De tout ce qui précède, le CGA sollicite au tribunal :
– Sur la compétence :
Constater l’existence des clauses attributives de compétence dans les deux contrats ;
Se déclarer incompétent au profit du tribunal arbitral et du tribunal administratif.
– Subsidiairement au fond :
Débouter purement et simplement la CSPI de toutes ses demandes mal fondées ;
Autoriser le CGA à poursuivre l’audit et faire défense à la CSPI de le troubler ;
En cas de résistance, condamner la CSPI à payer une astreinte de 20 000 Euros par jour de retard jusqu’à la parfaite réalisation de l’audit et ce, à compter de la signification de la décision à intervenir ;
Laisser les frais et dépens à qui de droit dont distraction au profit de Me Allain RAJOELINA, Avocat aux offres de droit.

DISCUSSION :
La CSPI demande au tribunal de céans de suspendre l’audit effectué par le CGA. Il s’agit de l’audit sur l’exécution du contrat BOT en date du 23 février 2013 liant la CSPI, le Ministère des Transports et de la Météorologie ainsi que l’ACM. La CSPI elle-même relate dans sa conclusion qu’auditer un contrat signifie examiner les différents articles du contrat et sa mise en œuvre par les parties contractantes. Le tribunal de céans voit également que cet audit rentre dans le cadre le l’exécution du contrat BOT en question, vu qu’elle a pour but de contrôler l’exécution de ce contrat.

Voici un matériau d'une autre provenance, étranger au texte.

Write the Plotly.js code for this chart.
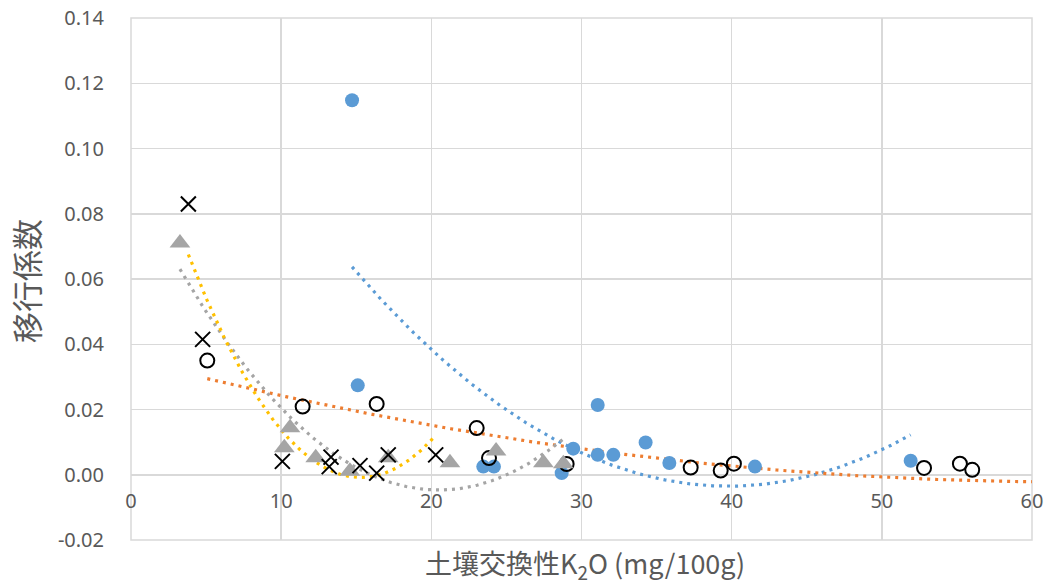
<!DOCTYPE html>
<html>
<head>
<meta charset="utf-8">
<script src="https://cdn.plot.ly/plotly-3.0.1.min.js"></script>
<style>html,body{margin:0;padding:0;background:#fff;}#chart{width:1051px;height:586px;}</style>
</head>
<body>
<div id="chart"></div>
<script>
// Series 1: filled blue circles
const blueX = [14.72, 15.10, 23.46, 24.17, 28.68, 29.45, 31.08, 31.08, 32.12, 34.27, 35.85, 41.55, 51.92];
const blueY = [0.1148, 0.0274, 0.0025, 0.0025, 0.0005, 0.0080, 0.0214, 0.0061, 0.0061, 0.0099, 0.0036, 0.0025, 0.0043];
// Series 2: open black circles
const openX = [5.08, 11.43, 16.36, 23.02, 23.84, 29.01, 37.27, 39.27, 40.15, 52.81, 55.20, 56.02];
const openY = [0.0350, 0.0209, 0.0217, 0.0143, 0.0051, 0.0033, 0.0022, 0.0013, 0.0034, 0.0021, 0.0034, 0.0015];
// Series 3: gray triangles
const triX = [3.26, 10.59, 10.21, 12.30, 14.58, 17.13, 21.24, 24.31, 27.46, 28.79];
const triY = [0.0710, 0.0144, 0.0083, 0.0052, 0.0011, 0.0052, 0.0037, 0.0073, 0.0037, 0.0034];
// Series 4: black crosses
const crossX = [3.82, 4.77, 10.08, 13.32, 13.20, 15.25, 16.36, 17.13, 20.29];
const crossY = [0.0830, 0.0415, 0.0041, 0.0054, 0.0025, 0.0028, 0.0005, 0.0061, 0.0061];

// Orange (series 2) polynomial trendline equation: c0 + c1*x + c2*x^2, forecast to 60
const openTrendCoef = [0.0353, -0.00120, 0.0000096];
const openTrendEnd = 60;

const xTickVals = [0, 10, 20, 30, 40, 50, 60];
const xTickText = ['0', '10', '20', '30', '40', '50', '60'];
const yTickVals = [-0.02, 0, 0.02, 0.04, 0.06, 0.08, 0.10, 0.12, 0.14];
const yTickText = ['-0.02', '0.00', '0.02', '0.04', '0.06', '0.08', '0.10', '0.12', '0.14'];

const xTitle = '土壤交換性K<sub>2</sub>O (mg/100g)';
const yTitle = '移行係数';

// least-squares polynomial fit (Excel-style trendline)
function polyfit(xs, ys, order) {
  const n = order + 1;
  const A = [], b = [];
  for (let i = 0; i < n; i++) { A.push(new Array(n).fill(0)); b.push(0); }
  for (let k = 0; k < xs.length; k++) {
    for (let i = 0; i < n; i++) {
      b[i] += ys[k] * Math.pow(xs[k], i);
      for (let j = 0; j < n; j++) A[i][j] += Math.pow(xs[k], i + j);
    }
  }
  for (let i = 0; i < n; i++) {
    let p = i;
    for (let r = i + 1; r < n; r++) if (Math.abs(A[r][i]) > Math.abs(A[p][i])) p = r;
    [A[i], A[p]] = [A[p], A[i]]; [b[i], b[p]] = [b[p], b[i]];
    for (let r = i + 1; r < n; r++) {
      const f = A[r][i] / A[i][i];
      for (let c = i; c < n; c++) A[r][c] -= f * A[i][c];
      b[r] -= f * b[i];
    }
  }
  const coef = new Array(n).fill(0);
  for (let i = n - 1; i >= 0; i--) {
    let s = b[i];
    for (let c = i + 1; c < n; c++) s -= A[i][c] * coef[c];
    coef[i] = s / A[i][i];
  }
  return coef;
}
function curve(c, x0, x1, color) {
  const tx = [], ty = [];
  const N = 200;
  for (let i = 0; i <= N; i++) {
    const x = x0 + (x1 - x0) * i / N;
    let y = 0;
    for (let k = 0; k < c.length; k++) y += c[k] * Math.pow(x, k);
    tx.push(x); ty.push(y);
  }
  return {x: tx, y: ty, type: 'scatter', mode: 'lines', hoverinfo: 'skip',
    line: {color: color, width: 3.2, dash: '3px,5px'}};
}
const mn = a => Math.min(...a), mx = a => Math.max(...a);

const traces = [
  curve(polyfit(blueX, blueY, 2), mn(blueX), mx(blueX), '#5B9BD5'),
  curve(openTrendCoef, mn(openX), openTrendEnd, '#ED7D31'),
  curve(polyfit(triX, triY, 2), mn(triX), mx(triX), '#A5A5A5'),
  curve(polyfit(crossX, crossY, 2), mn(crossX), mx(crossX), '#FFC000'),
  {x: blueX, y: blueY, type: 'scatter', mode: 'markers',
    marker: {symbol: 'circle', size: 14, color: '#5B9BD5'}},
  {x: openX, y: openY, type: 'scatter', mode: 'markers',
    marker: {symbol: 'circle-open', size: 14, color: '#000000', line: {width: 2, color: '#000000'}}},
  {x: triX, y: triY, type: 'scatter', mode: 'markers',
    marker: {symbol: 'triangle-up', size: 18, color: '#A5A5A5'}},
  {x: crossX, y: crossY, type: 'scatter', mode: 'markers',
    marker: {symbol: 'x-thin', size: 15, color: '#000000', line: {width: 2, color: '#000000'}}}
];

const tickFont = {family: 'Noto Sans, Open Sans, sans-serif', size: 20, color: '#595959'};
const xTitleFont = {family: 'Noto Sans CJK JP, Noto Sans, sans-serif', size: 27, color: '#595959'};
const yTitleFont = {family: 'Noto Sans CJK JP, Noto Sans, sans-serif', size: 31, color: '#595959'};

const layout = {
  width: 1051, height: 586,
  margin: {l: 131, r: 19, t: 18, b: 46},
  paper_bgcolor: '#ffffff', plot_bgcolor: '#ffffff',
  showlegend: false,
  xaxis: {
    range: [0, 60], tickvals: xTickVals, ticktext: xTickText,
    showgrid: true, gridcolor: '#D9D9D9', gridwidth: 1.5,
    zeroline: false, showline: false, ticks: '',
    anchor: 'free', position: 0.125, ticklabelstandoff: 12,
    tickfont: tickFont
  },
  yaxis: {
    range: [-0.02, 0.14], tickvals: yTickVals, ticktext: yTickText,
    showgrid: true, gridcolor: '#D9D9D9', gridwidth: 1.5,
    zeroline: false, showline: false, ticks: '',
    ticklabelstandoff: 26,
    tickfont: tickFont
  },
  shapes: [
    {type: 'rect', xref: 'paper', yref: 'paper', x0: 0, x1: 1, y0: 0, y1: 1,
      line: {color: '#D9D9D9', width: 1.5}, layer: 'below'}
  ],
  annotations: [
    {text: xTitle, xref: 'paper', yref: 'paper', x: 0.5, y: 0, yshift: -24, xshift: 3,
      xanchor: 'center', yanchor: 'middle', showarrow: false, font: xTitleFont},
    {text: yTitle, xref: 'paper', yref: 'paper', x: 0, xshift: -106, y: 0.5, yshift: -2,
      xanchor: 'center', yanchor: 'middle', textangle: -90, showarrow: false, font: yTitleFont}
  ]
};

Plotly.newPlot('chart', traces, layout, {displayModeBar: false, staticPlot: true});
</script>
</body>
</html>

L’article 123 de la Théorie Générale des Obligations dispose que le contrat légalement formé s’impose aux parties au même titre que la Loi.

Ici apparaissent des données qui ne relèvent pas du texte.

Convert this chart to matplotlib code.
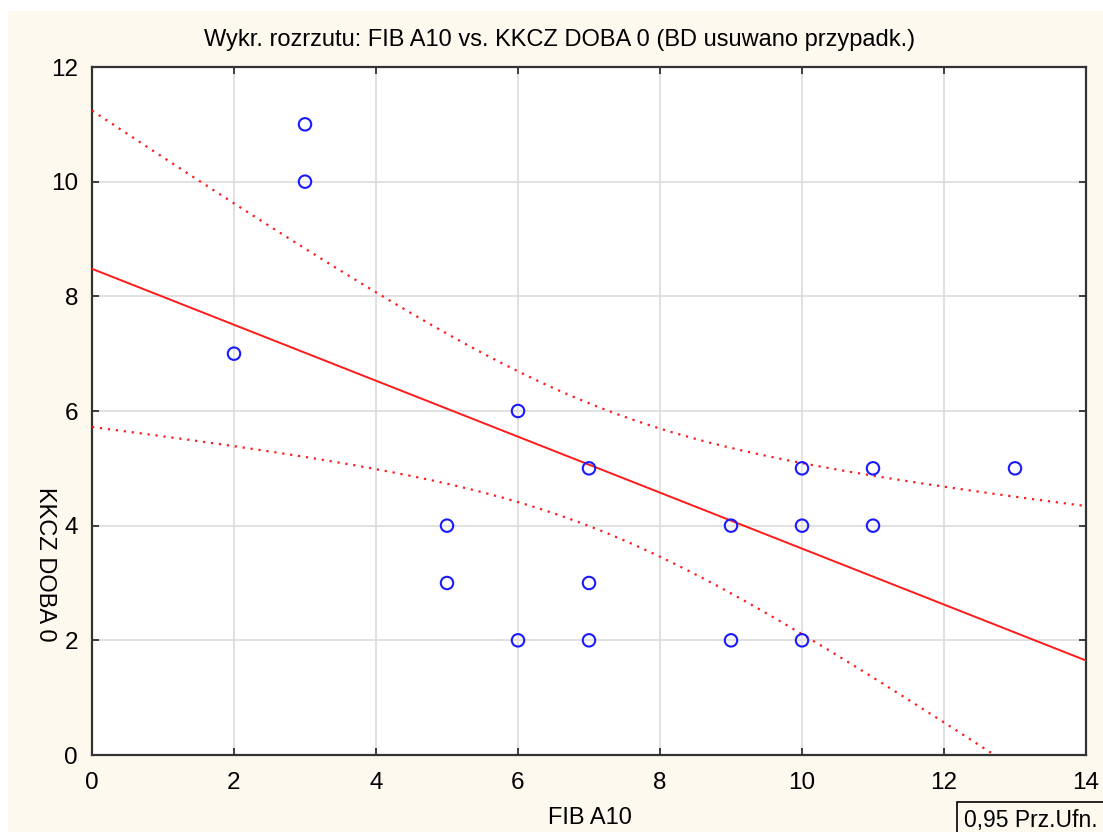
import matplotlib.pyplot as plt
import numpy as np
from matplotlib.patches import Rectangle

plt.rcParams['font.family'] = ['Liberation Sans', 'DejaVu Sans']

# scatter data: FIB A10 vs KKCZ DOBA 0
fib_a10 = [2, 3, 3, 5, 5, 6, 6, 7, 7, 7, 9, 9, 10, 10, 10, 11, 11, 13]
kkcz_doba0 = [7, 11, 10, 4, 3, 6, 2, 5, 3, 2, 4, 2, 5, 4, 2, 5, 4, 5]

# regression and 0.95 confidence band
intercept = 8.48
slope = -0.488
x_center = 7.1
half_width_center = 1.07
x_var = 8.92

xticks = [0, 2, 4, 6, 8, 10, 12, 14]
yticks = [0, 2, 4, 6, 8, 10, 12]

fig = plt.figure(figsize=(11.03, 8.32), dpi=100, facecolor='white')
fig.patches.append(Rectangle((8 / 1103, 0), 1, 1 - 11 / 832, transform=fig.transFigure,
                             facecolor='#fdf9ef', edgecolor='none', zorder=-10))

ax = fig.add_axes([92 / 1103, 1 - 755 / 832, 994 / 1103, 688 / 832])
ax.set_facecolor('white')

xs = np.linspace(0, 14, 300)
fit = intercept + slope * xs
hw = half_width_center * np.sqrt(1 + (xs - x_center) ** 2 / x_var)
ax.plot(xs, fit, color='#ff1a1a', lw=1.4, zorder=3)
ax.plot(xs, fit + hw, color='#ff1a1a', lw=1.6, ls=(0, (1, 2.6)), zorder=3)
ax.plot(xs, fit - hw, color='#ff1a1a', lw=1.6, ls=(0, (1, 2.6)), zorder=3)

ax.scatter(fib_a10, kkcz_doba0, s=80, facecolors='none', edgecolors='#1a1aff',
           linewidths=1.5, zorder=4)

ax.set_xlim(0, 14)
ax.set_ylim(0, 12)
ax.set_xticks(xticks)
ax.set_yticks(yticks)
ax.grid(True, color='#dcdcdc', lw=1.2, zorder=0)
ax.set_axisbelow(True)
ax.tick_params(direction='in', length=5, width=1.2, labelsize=17.5,
               top=True, right=True, colors='#222222', labelcolor='black')
ax.tick_params(axis='x', pad=12)
ax.tick_params(axis='y', pad=10)
for s in ax.spines.values():
    s.set_linewidth(1.6)
    s.set_color('#333333')

fig.text(560 / 1103, 1 - 40 / 832,
         'Wykr. rozrzutu: FIB A10 vs. KKCZ DOBA 0 (BD usuwano przypadk.)',
         ha='center', va='center', fontsize=17)
fig.text(590 / 1103, 1 - 818 / 832, 'FIB A10', ha='center', va='center', fontsize=17)
fig.text(45 / 1103, 1 - 564 / 832, 'KKCZ DOBA 0', ha='center', va='center',
         rotation=-90, fontsize=17)
fig.text(964 / 1103, 1 - 820 / 832, '0,95 Prz.Ufn.', ha='left', va='center', fontsize=16.5,
         bbox=dict(boxstyle='square,pad=0.3', facecolor='none', edgecolor='black', lw=1.2))

fig.savefig('out.png', dpi=100, facecolor='white')
plt.close(fig)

En l’espèce, l’article 4.2 du contrat BOT stipule que : « Les parties conviennent expressément que tout litige relatif à l’établissement, à l’interprétation ou exécution du présent contrat qui ne peut trouver de dénouement amiable, sera reglé par voie d’arbitrage et échappera à la compétence des juridictions malgaches, en conformité avec les documents de référence, l’arbitrage se fera devant l’Organisme d’arbitrage de la Chambre Internationale de Commerce… »
En conséquence, il y a lieu de se déclarer incompétent au profit de l’Organisme d’arbitrage de la Chambre Internationale de Commerce.
PAR CES MOTIFS
Statuant publiquement, contradictoirement, en matière de référé commercial en bref délai et en premier ressort ;
– Nous déclarons incompétent ;
– Laissons les frais et dépens à la charge de la CSPI dont distraction au profit de Me Allain RAJOELINA, Avocat aux offres de droit

Ainsi jugé et prononcé en audience publique, les jours, mois et an que dessus
Et la minute de la présente décision a été signée par Le Président et Le Greffier. /.